Task prompt
Search the listing for "Python" and copy every line where it appears.
++++ Data for the task
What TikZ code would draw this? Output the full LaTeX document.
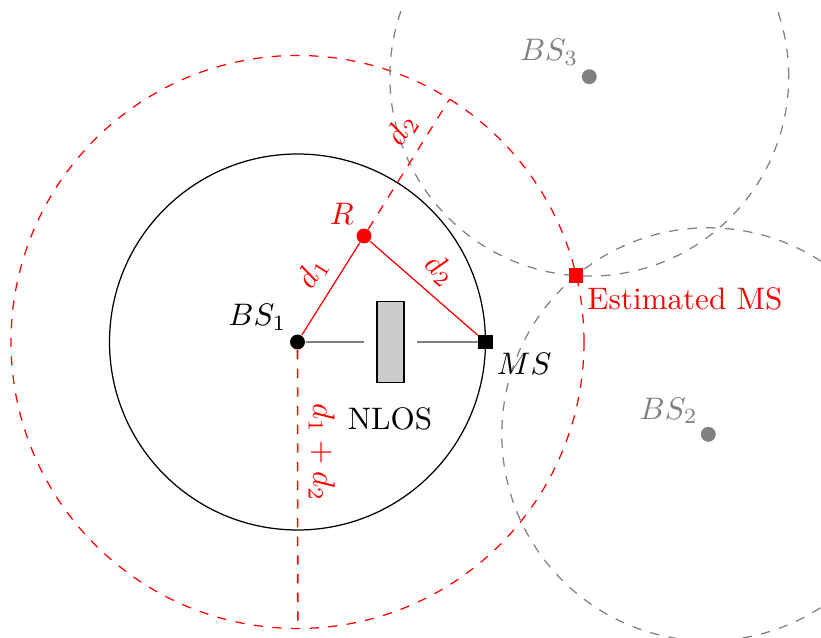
\documentclass[tikz,border=0pt]{standalone}
\usetikzlibrary{calc}
\begin{document}
\begin{tikzpicture}[x=0.3215pt,y=-0.3215pt,
  dot/.style={circle,fill,inner sep=0pt,minimum size=4.8pt},
  sq/.style={rectangle,fill,inner sep=0pt,minimum size=4.66pt},
  rangec/.style={dashed},
  edgelbl/.style={above,sloped}]
\useasboundingbox (0,0) rectangle (821,638);
\clip (0,9) rectangle (821,638);
% centres
\coordinate (cBS1) at (297.5,342);
\coordinate (cMS) at (485.5,342);
\coordinate (cR) at (364,236);
\coordinate (cEMS) at (576,275.7);
\coordinate (cBS3) at (589.3,76.7);
\coordinate (cBS2) at (708.3,434.3);
\coordinate (Rext) at (449.5,99.2);
\coordinate (Bot) at (297.8,628.5);
% circles
\draw (cBS1) circle[radius=60.44pt];
\draw[rangec,red] (cBS1) circle[radius=92.11pt];
\draw[rangec,gray] (cBS3) circle[radius=64.11pt];
\draw[rangec,gray] (cBS2) circle[radius=66.39pt];
% obstacle
\node[draw,fill=gray!40,minimum width=8.7pt,minimum height=25.9pt,inner sep=0pt,outer sep=4.3pt] (box) at (390.5,342) {};
% nodes
\node[dot] (BS1) at (cBS1) {};
\node[sq] (MS) at (cMS) {};
\node[dot,red] (R) at (cR) {};
\node[sq,red] (EMS) at (cEMS) {};
\node[dot,gray] (BS3) at (cBS3) {};
\node[dot,gray] (BS2) at (cBS2) {};
% connectors
\draw[gray,semithick] (BS1) -- (box);
\draw[gray,semithick] (box) -- (MS);
\draw[red] (BS1) -- node[edgelbl,pos=0.537] (ld1) {$d_1$} (R);
\draw[red] (R) -- node[edgelbl,pos=0.5] (ld2) {$d_2$} (MS);
\draw[red,dashed] (R) -- node[edgelbl,pos=0.665] (ld2b) {$d_2$} (Rext);
\draw[red,dashed,line width=0.5pt] (BS1) -- (Bot);
\path (BS1) -- node[edgelbl,pos=0.368,text=red] (ld12) {$d_1+d_2$} (Bot);
% labels
\node (lBS1) at (257.5,317.5) {$BS_1$};
\node[red] (lR) at (341.7,214.2) {$R$};
\node (lNLOS) at (390,419.2) {NLOS};
\node (lMS) at (524.2,364.2) {$MS$};
\node[gray] (lBS2) at (668.8,410.8) {$BS_2$};
\node[gray] (lBS3) at (549.2,52.5) {$BS_3$};
\node[red] (lEMS) at (685,299.2) {Estimated MS};
\end{tikzpicture}
\end{document}
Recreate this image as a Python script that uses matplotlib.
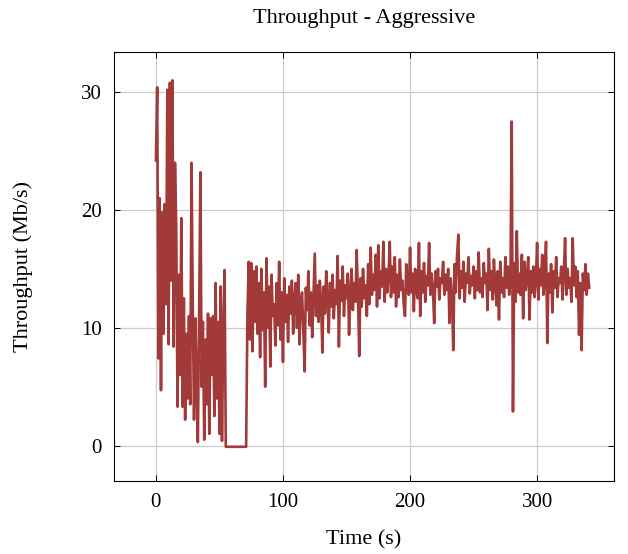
import matplotlib
matplotlib.use("Agg")
import matplotlib.pyplot as plt
import numpy as np

# throughput samples, one per second (Mb/s)
throughput = [
    24.2, 30.4, 7.4, 21.0, 4.7, 19.8, 9.5, 20.5, 12.0, 30.2,
    8.6, 30.8, 14.0, 31.0, 8.4, 24.0, 18.5, 3.3, 14.5, 6.0,
    19.3, 3.3, 12.5, 2.2, 9.5, 4.0, 11.0, 3.5, 24.0, 12.0,
    2.2, 10.8, 6.0, 0.3, 11.0, 23.2, 5.0, 10.5, 0.5, 9.0,
    3.5, 11.2, 1.0, 10.8, 6.0, 11.0, 2.5, 13.8, 4.0, 10.5,
    1.0, 13.5, 0.4, 9.5, 14.9, -0.1, -0.1, -0.1, -0.1, -0.1,
    -0.1, -0.1, -0.1, -0.1, -0.1, -0.1, -0.1, -0.1, -0.1, -0.1,
    -0.1, -0.1, 11.0, 15.6, 9.0, 15.5, 8.0, 14.8, 10.5, 15.2,
    9.5, 13.8, 7.5, 15.0, 9.8, 13.0, 5.0, 15.9, 10.0, 13.5,
    6.7, 14.5, 11.0, 12.0, 8.5, 13.8, 10.2, 15.6, 9.0, 13.0,
    7.1, 14.2, 10.5, 12.8, 8.8, 13.5, 11.2, 14.0, 9.5, 12.5,
    13.8, 10.0, 14.5, 8.6, 12.2, 13.0, 9.8, 6.3, 13.4, 11.5,
    14.8, 10.2, 13.0, 9.2, 12.8, 16.3, 11.0, 13.6, 10.5, 14.0,
    12.0, 7.9, 13.5, 11.2, 14.8, 12.5, 9.6, 13.8, 11.8, 14.5,
    10.8, 13.2, 12.0, 16.1, 8.4, 14.0, 12.3, 15.2, 11.0, 13.6,
    12.5, 14.6, 9.4, 13.0, 15.0, 11.5, 13.8, 12.2, 16.6, 12.8,
    7.6, 14.2, 11.8, 15.0, 12.5, 13.6, 11.0, 15.4, 12.0, 16.8,
    12.8, 14.5, 13.2, 16.2, 11.8, 17.0, 12.5, 14.8, 13.5, 17.3,
    12.2, 15.0, 13.0, 14.2, 17.3, 12.6, 15.2, 13.0, 16.0, 11.8,
    14.5, 12.6, 15.8, 13.2, 14.0, 12.0, 11.0, 15.4, 13.5, 12.8,
    16.8, 13.0, 14.6, 11.4, 15.0, 13.2, 12.5, 17.2, 11.0, 14.8,
    13.0, 15.5, 12.2, 14.4, 13.6, 17.2, 12.8, 14.6, 13.2, 10.4,
    14.8, 13.5, 15.0, 12.4, 14.2, 13.8, 15.6, 12.8, 14.5, 13.2,
    15.0, 10.4, 14.2, 12.6, 8.1, 15.4, 13.0, 16.2, 17.9, 12.5,
    14.8, 13.4, 15.6, 12.2, 14.6, 13.8, 16.0, 12.9, 14.4, 13.6,
    15.2, 12.5, 14.8, 13.2, 16.4, 13.0, 14.2, 12.6, 15.5, 13.8,
    14.6, 11.5, 16.7, 13.2, 14.8, 12.4, 15.8, 13.6, 11.9, 14.8,
    10.7, 15.6, 13.0, 14.2, 12.6, 16.0, 13.4, 15.2, 12.8, 14.0,
    27.5, 2.9, 15.5, 12.2, 18.2, 13.0, 14.6, 12.8, 16.2, 10.8,
    15.6, 13.2, 14.4, 16.0, 10.7, 14.8, 13.0, 15.2, 12.6, 14.0,
    17.2, 12.4, 15.0, 13.6, 16.2, 12.8, 14.4, 17.3, 8.7, 14.6,
    13.0, 15.4, 11.3, 14.8, 13.4, 16.0, 12.6, 14.2, 13.8, 15.2,
    12.4, 14.6, 17.6, 12.8, 15.0, 13.4, 14.2, 12.2, 17.6, 13.6,
    15.2, 12.6, 14.8, 9.4, 13.8, 8.1, 14.6, 13.2, 15.4, 12.8,
    14.6, 13.4,
]
time_s = np.arange(len(throughput))

x_ticks = [0, 100, 200, 300]
y_ticks = [0, 10, 20, 30]

plt.rcParams['font.family'] = ['Liberation Serif', 'DejaVu Serif']

fig = plt.figure(figsize=(6.28, 5.54), dpi=100)
ax = fig.add_axes([0.1815, 0.1318, 0.7962, 0.7743])

ax.plot(time_s, throughput, color='#a33a3a', linewidth=1.9)

ax.set_xlim(-33, 360.5)
ax.set_ylim(-3, 33.4)
ax.set_xticks(x_ticks)
ax.set_yticks(y_ticks)
ax.grid(True, color='#cccccc', linewidth=0.9)
ax.set_axisbelow(True)
ax.tick_params(direction='in', length=4, labelsize=15, pad=9,
               top=True, right=True, width=0.7)
for s in ax.spines.values():
    s.set_linewidth(0.8)

ax.set_title("Throughput - Aggressive", fontsize=16, pad=21)
ax.set_xlabel("Time (s)", fontsize=16, labelpad=13)
ax.set_ylabel("Throughput (Mb/s)", fontsize=16, labelpad=34)

fig.savefig("out.png", dpi=100)
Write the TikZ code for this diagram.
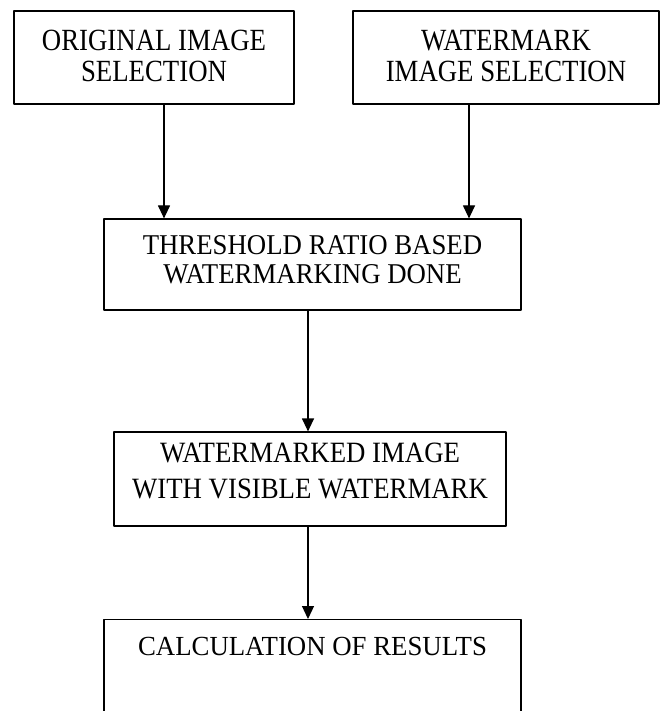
\documentclass[tikz,border=0pt]{standalone}
\usepackage{fontspec}
\setmainfont{Liberation Serif}
\usetikzlibrary{arrows.meta}
% box text: height, width, gap above first line, vertical stretch, line skip (before stretch), text
\newcommand\btext[6]{\parbox[c][#1][t]{#2}{\centering\vspace*{#3}%
  \scalebox{1}[#4]{\parbox{#2}{\centering\fontsize{26.8}{#5}\selectfont #6}}}}
\begin{document}
\begin{tikzpicture}[x=1pt,y=-1pt,line join=round,>={Triangle[length=13pt,width=12pt]},
box/.style={draw,line width=1.2pt,inner sep=0pt}]
\useasboundingbox (0,0) rectangle (663,711);
% inputs
\node[box] (orig) at (154,57.5) {\btext{93pt}{280pt}{19pt}{1.15}{27pt}{ORIGINAL IMAGE\\SELECTION}};
\node[box] (wmark) at (506,57.5) {\btext{93pt}{306pt}{19pt}{1.15}{27pt}{WATERMARK\\IMAGE SELECTION}};
% processing
\node[box] (thresh) at (312.5,264.5) {\btext{91pt}{417pt}{16.5pt}{1.07}{27.2pt}{THRESHOLD RATIO BASED\\WATERMARKING DONE}};
\node[box] (wmimg) at (310,479) {\btext{94pt}{392pt}{11pt}{1.1}{32.3pt}{WATERMARKED IMAGE\\WITH VISIBLE WATERMARK}};
\node[box,anchor=north] (calc) at (312.5,619) {\btext{150pt}{417pt}{17.5pt}{1.03}{30pt}{CALCULATION OF RESULTS}};
\coordinate (a1) at (164,0); \coordinate (a2) at (469,0); \coordinate (a3) at (308,0);
\draw[->,line width=1.2pt] (orig.south -| a1)--(thresh.north -| a1);
\draw[->,line width=1.2pt] (wmark.south -| a2)--(thresh.north -| a2);
\draw[->,line width=1.2pt] (thresh.south -| a3)--(wmimg.north -| a3);
\draw[->,line width=1.2pt] (wmimg.south -| a3)--(calc.north -| a3);
\end{tikzpicture}
\end{document}
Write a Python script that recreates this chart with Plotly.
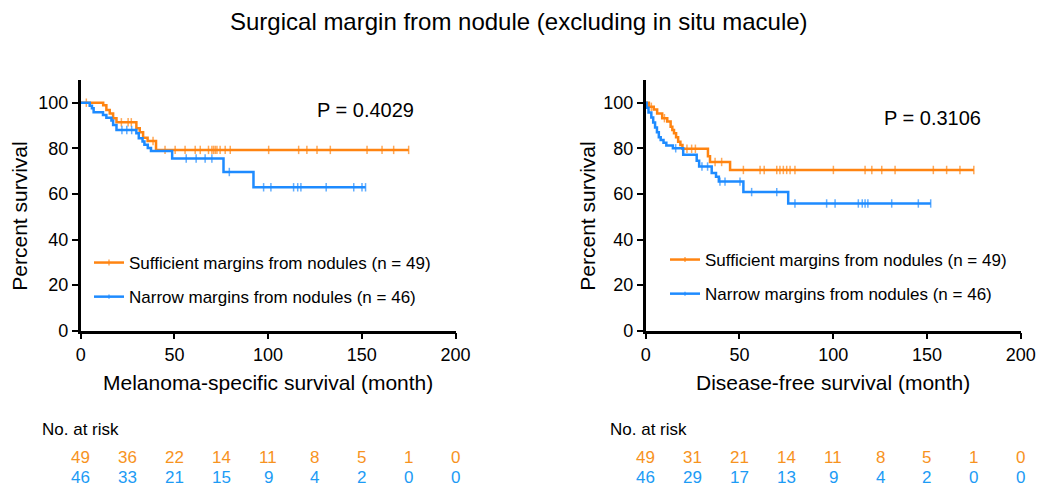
import bisect
import plotly.graph_objects as go

# ---------------- data ----------------
title_text = "Surgical margin from nodule (excluding in situ macule)"
group_names = ["Sufficient margins from nodules (n = 49)", "Narrow margins from nodules (n = 46)"]

# Melanoma-specific survival (left)
mss_suf_t = [0, 12.0, 13.7, 15.5, 17.3, 19.1, 29.7, 31.5, 33.3, 35.7, 40.2]
mss_suf_s = [100, 98.9, 96.8, 95.3, 93.2, 91.4, 88.8, 87.0, 84.6, 83.2, 79.3]
mss_suf_c = [3, 21.7, 25.3, 27, 38.6, 45, 50.4, 55.7, 61.1, 63.8, 68.2, 70, 70.9, 71.8, 72.7,
             74.4, 77.1, 79.8, 100.3, 116.3, 120.7, 126.1, 133.2, 152.8, 160.8, 167, 175]

mss_nar_t = [0, 4.8, 6.0, 6.9, 11.9, 13.7, 16.4, 17.3, 19.1, 29.7, 31.0, 33.0, 34.0, 35.8, 37.5, 48.8, 76.2, 92.2]
mss_nar_s = [100, 98.7, 97.6, 95.8, 94.6, 93.4, 92.2, 90.2, 88.0, 86.6, 84.4, 83.0, 81.6, 80.1, 78.8, 75.5, 69.6, 62.9]
mss_nar_c = [22, 24.6, 27.2, 56.3, 61.6, 66.4, 70, 79.3, 97.6, 101.5, 113.6, 115.8, 117.5, 131, 145.7, 150.1, 152]

# Disease-free survival (right)
dfs_suf_t = [0, 1.7, 4.3, 6.1, 8.8, 11.5, 13.3, 14.2, 15.1, 16.2, 17.3, 18.5, 19.6, 33.2, 34.3, 45.0]
dfs_suf_s = [100, 98.2, 97.0, 95.3, 93.2, 91.7, 89.5, 88.0, 86.6, 84.8, 82.9, 81.4, 79.8, 76.5, 74.0, 70.5]
dfs_suf_c = [3, 10, 22, 24.5, 26.5, 37, 40.5, 52.1, 61, 63.2, 69.9, 71.6, 73.4, 75.2, 77, 79.6,
             100.1, 117, 120.6, 125.9, 133, 153.4, 160.5, 167.6, 175]

dfs_nar_t = [0, 0.5, 1.5, 3.0, 4.0, 5.0, 6.0, 7.0, 8.0, 9.5, 11.0, 14.5, 20.0, 27.2, 28.5, 35.2, 37.5, 39.0, 52.1, 76.0]
dfs_nar_s = [100, 97.8, 95.7, 93.5, 91.3, 89.1, 87.0, 84.8, 83.6, 82.4, 81.2, 80.0, 77.2, 74.5, 72.0, 69.2, 67.5, 65.4, 60.8, 55.8]
dfs_nar_c = [16, 30, 33, 39.6, 42.3, 50.3, 56.5, 69.9, 79.6, 96.5, 101, 113.4, 115.5, 117, 118.5, 131.2, 145.4, 152]

p_values = ["P = 0.4029", "P = 0.3106"]
x_titles = ["Melanoma-specific survival (month)", "Disease-free survival (month)"]
y_title = "Percent survival"

risk_times = [0, 25, 50, 75, 100, 125, 150, 175, 200]
mss_risk_suf = [49, 36, 22, 14, 11, 8, 5, 1, 0]
mss_risk_nar = [46, 33, 21, 15, 9, 4, 2, 0, 0]
dfs_risk_suf = [49, 31, 21, 14, 11, 8, 5, 1, 0]
dfs_risk_nar = [46, 29, 17, 13, 9, 4, 2, 0, 0]

x_ticks = [0, 50, 100, 150, 200]
y_ticks = [0, 20, 40, 60, 80, 100]

# ---------------- style ----------------
FONT = "Liberation Sans, Arial, Helvetica, sans-serif"
ORANGE = "#FF8411"
BLUE = "#1E8BFF"
ORANGE_T = "#F7931E"
BLUE_T = "#1C9BF5"
W, H = 1038, 488


def km_points(t, s, c):
    pts = [(ti, si, 0, 0) for ti, si in zip(t, s)]
    for ci in c:
        idx = bisect.bisect_right(t, ci) - 1
        pts.append((ci, s[idx], 6, 1))
    pts.sort(key=lambda p: (p[0], p[3]))
    return [p[0] for p in pts], [p[1] for p in pts], [p[2] for p in pts]


fig = go.Figure()

panels = [
    ("x", "y", "legend", [(mss_suf_t, mss_suf_s, mss_suf_c, ORANGE), (mss_nar_t, mss_nar_s, mss_nar_c, BLUE)]),
    ("x2", "y2", "legend2", [(dfs_suf_t, dfs_suf_s, dfs_suf_c, ORANGE), (dfs_nar_t, dfs_nar_s, dfs_nar_c, BLUE)]),
]
for xa, ya, lg, groups in panels:
    for gi, (t, s, c, col) in enumerate(groups):
        xs, ys, sz = km_points(t, s, c)
        fig.add_trace(go.Scatter(
            x=xs, y=ys, xaxis=xa, yaxis=ya, mode="lines+markers",
            line=dict(color=col, width=2.5, shape="hv"),
            marker=dict(symbol="line-ns", size=sz, color=col, line=dict(color=col, width=1.5)),
            name=group_names[gi], legend=lg, legendgroup=f"{lg}_{gi}",
            hoverinfo="skip", cliponaxis=False,
        ))

axis_common = dict(
    showgrid=False, zeroline=False, showline=True, linecolor="black", linewidth=2.5,
    ticks="outside", ticklen=6, tickwidth=2, tickcolor="black", automargin=False,
    tickfont=dict(family=FONT, size=18, color="black"),
)

xd1 = [80.7 / W, 455.5 / W]
xd2 = [645.7 / W, 1020.7 / W]
yd = [1 - 330.7 / H, 1 - 79.9 / H]

fig.update_layout(
    width=W, height=H, margin=dict(l=0, r=0, t=0, b=0, autoexpand=False),
    paper_bgcolor="white", plot_bgcolor="white",
    font=dict(family=FONT, color="black"),
    xaxis=dict(domain=xd1, range=[0, 200], tickvals=x_ticks, anchor="y", **axis_common),
    yaxis=dict(domain=yd, range=[0, 110], tickvals=y_ticks, anchor="x", **axis_common),
    xaxis2=dict(domain=xd2, range=[0, 200], tickvals=x_ticks, anchor="y2", **axis_common),
    yaxis2=dict(domain=yd, range=[0, 110], tickvals=y_ticks, anchor="x2", **axis_common),
    legend=dict(x=89 / W, y=1 - 280 / H, xanchor="left", yanchor="middle",
                bgcolor="rgba(0,0,0,0)", font=dict(family=FONT, size=17, color="black"),
                tracegroupgap=9, traceorder="grouped"),
    legend2=dict(x=665 / W, y=1 - 277 / H, xanchor="left", yanchor="middle",
                 bgcolor="rgba(0,0,0,0)", font=dict(family=FONT, size=17, color="black"),
                 tracegroupgap=9, traceorder="grouped"),
    showlegend=True,
)

ann = []
ann.append(dict(text=title_text, x=0.5, y=1 - 22 / H, xref="paper", yref="paper",
                showarrow=False, font=dict(size=24, family=FONT, color="black"),
                xanchor="center", yanchor="middle"))
for i, (xr, yr) in enumerate([("x", "y"), ("x2", "y2")]):
    ann.append(dict(text=x_titles[i], x=100, y=1 - 382.7 / H, xref=xr, yref="paper",
                    showarrow=False, font=dict(size=21, family=FONT, color="black"),
                    xanchor="center", yanchor="middle"))
    ann.append(dict(text=y_title, x=[20, 588][i] / W, y=50, xref="paper", yref=yr,
                    textangle=-90, showarrow=False, font=dict(size=21, family=FONT, color="black"),
                    xanchor="center", yanchor="middle"))
ann.append(dict(text=p_values[0], x=152, y=96.8, xref="x", yref="y", showarrow=False,
                font=dict(size=20, family=FONT, color="black")))
ann.append(dict(text=p_values[1], x=152.7, y=93.3, xref="x2", yref="y2", showarrow=False,
                font=dict(size=20, family=FONT, color="black")))

for i, (xr, rs, rn, x0) in enumerate([("x", mss_risk_suf, mss_risk_nar, 40),
                                       ("x2", dfs_risk_suf, dfs_risk_nar, 608)]):
    ann.append(dict(text="No. at risk", x=x0 / W, y=1 - 429 / H, xref="paper", yref="paper",
                    showarrow=False, xanchor="left", yanchor="middle",
                    font=dict(size=17, family=FONT, color="black")))
    for tt, a, b in zip(risk_times, rs, rn):
        ann.append(dict(text=str(a), x=tt, y=1 - 457 / H, xref=xr, yref="paper",
                        showarrow=False, xanchor="center", yanchor="middle",
                        font=dict(size=17, family=FONT, color=ORANGE_T)))
        ann.append(dict(text=str(b), x=tt, y=1 - 477 / H, xref=xr, yref="paper",
                        showarrow=False, xanchor="center", yanchor="middle",
                        font=dict(size=17, family=FONT, color=BLUE_T)))

fig.update_layout(annotations=ann)
fig.write_html(
    "out.html",
    config={"displayModeBar": False},
    post_script="document.body.style.margin='0';document.body.style.overflow='hidden';",
)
++++++++
Complete response
Recreate this image as a Python script that uses matplotlib.
Write a Python script that recreates this chart with Plotly.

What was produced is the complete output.